Tuesday, June 8, 2010

That once-every-four-years international non-Olympic sports thingy

Back in college I tried really hard to get into soccer.

I swear, I did.

I spent a couple of days surfing the Web, figuring out the teams, deciding who I would pledge my undying love to (It was a draw between Michael Ballack's Chelsea FC and Liverpool's much cooler logo), learning the rules, rosters, etc.

It didn't take.

And it's not because I don't like the concept of liking soccer. In fact, I'm in love with the concept of following soccer. Who wouldn't want to be an aficianado of "the beautiful" game? On paper it sounds great, very sophisticated even. Like having a taste for 12-year-old single malt highland scotch and Cuban cigars.

But in reality it means scheduling your day around games (or "matches") taking place across the Atlantic, following multiple leagues and ever-changing rosters with little to no emotional connection to what's going on. For me, watching a soccer match was like trying to get excited about a San Jose - Anaheim NHL game. And for me, sports is all about the emotional connection.
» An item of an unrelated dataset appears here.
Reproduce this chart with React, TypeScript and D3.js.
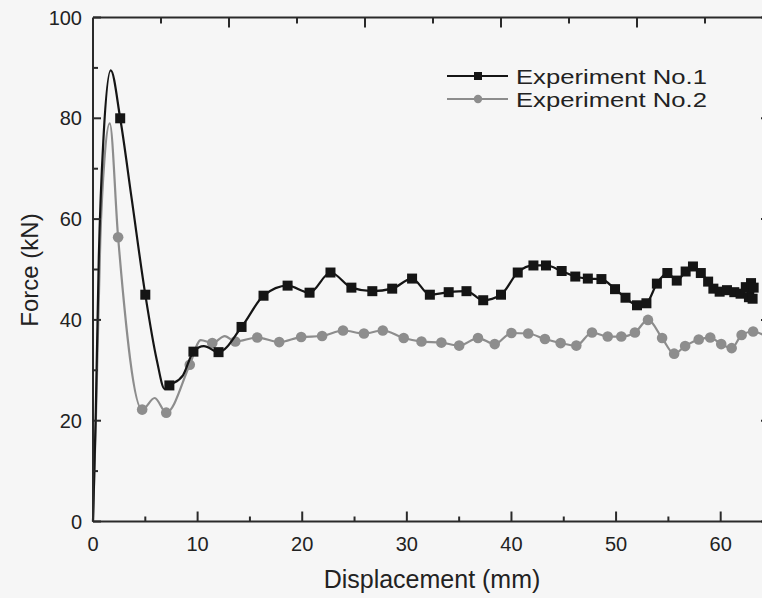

But once every four years I have the opportunity to watch and actually enjoy soccer and that time is quickly approaching. The only thing not to like about the World Cup is how it seems to divide sports fans - American sports fans - into three camps: the self-righteous footballers, indignant soccer haters and everybody else.

Of course this could just be overhyped by the ol' sports media, but just wait we'll be inundated with columns, articles, podcasts discussing why Americans can't/don't/won't embrace the world's most popular sport. Here's ESPN's Jeff MacGregor:

Hanging there somewhere between the comic and the tragic, the right and the wrong, the left and the right, the truth and the lie, is our American relationship to soccer. Well, to football. Futbol. Fußball. Whatever. Even as the world gets smaller, how is it possible that at this late date we remain such strangers to The Beautiful Game?

The 19th World Cup, under way this week in South Africa, will at last change all that.

Unless, of course, it does not.

Because predicting the arc of soccer's popularity in the United States is a fool's errand. It is also a cottage industry. Never more so than during the quadrennial global tournament. Thus, by mid-July, we'll all be up to our necks in the oracular math of "what if?" What if the U.S. men do well? What if they do not? What if TV ratings are up? What if they are not? What of Slovakia? What of Slovenia? Or Fredonia? What if Landon Donovan plays like Landon Donovan McNabb? Whatever happened to Beckham and Pelé and all those sky-high hopes for stateside soccer? Who at long last will become the Prometheus of American footie? Of what real use is a goalkeeper, anyway? And what if tens of thousands of words a day are spilled into the Gulf of Lexico in service of the idea that meaning must be made of it all? Who cleans that up?

What if?

"Help!" cries the American sports fan. "Enough! I just want to know whether to send my noncontact sons and daughters to soccer or to band practice after school!"

I hope soccer becomes popular in this country. Because sports are fun. But hearing why the American public is boorish by failing to follow MLS or FIFA on non-World Cup years or why American sports are so much better is the real bore. So sportswriters, do you part, help me learn about the history, passion and everything else there is to love about football without the psychoanalysis.

UPDATE: Just came across this Joel Dreyfuss column on largely the same topic. At least I'm not alone:

"There's still a certain amount of snobbishness in following international soccer from the U.S. It doesn't rank up there with squash racquets peeking out of your briefcase, but by rooting for proper "football," you join that secret society of snobs who talk 4-4-2 versus 3-5-2 lineups and actually understand the offside rule. I have to admit, since it's gotten a lot easier to be a soccer snob, that's probably not a good thing for exclusivity. But there are definite benefits in being able to lie on your couch over the next several weeks and flip your remote between two World Cup matches."